Technical Papers

Examining the Relationship between Bitumen Polar Fractions, Rheological Performance Benchmarks, and Tensile Strength

Abstract

The chemical composition of a bitumen dictates its rheological properties as well as its performance in an asphalt mixture. Any bitumen comprises a wide variety of complex hydrocarbons, and its chemical composition can be characterized by many different parameters. Similarly, the mechanical properties of any given bitumen are typically characterized based on its time-temperature dependent rheological properties at different stress levels. This study characterizes the chemical makeup of a set of bitumens from several different producers based on their polarity and compares these characteristics to mechanical properties associated with the Superpave performance grading (PG) of bitumen and its tensile strength. To do this, a novel fractionation technique was used to separate the bitumens into chemical fractions, while performance testing was performed on the original bitumens. The results were compared using a statistical analysis software to examine relationships between the chemical fractions and physical properties.
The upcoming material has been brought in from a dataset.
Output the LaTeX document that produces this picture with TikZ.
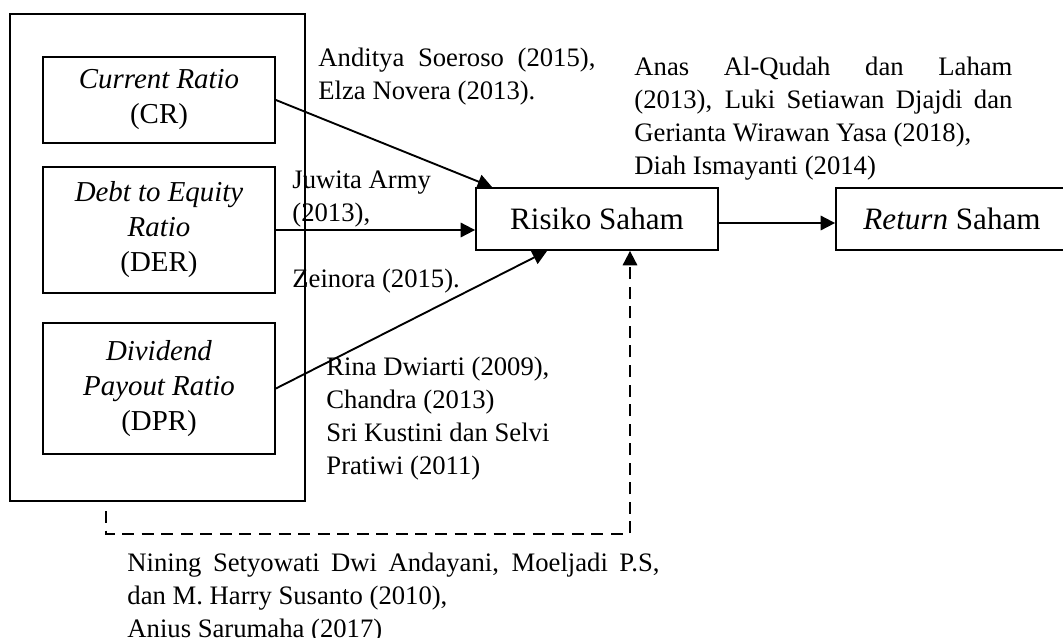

The results show that high temperature stiffness is strongly dictated by the asphaltene content and that the low temperature stiffness is strongly dictated by the aromatic and resin content. The useful temperature interval showed a good correlation with asphaltenes and resins. Finally, the tensile strength of the bitumens also showed a strong correlation with SARA parameters. Bitumens that deviated from some of these correlations also showed an uncharacteristic response in some other mechanical or elemental property measurements. The relationship between time-dependent characteristics and polar fractions was not strong and requires further understanding.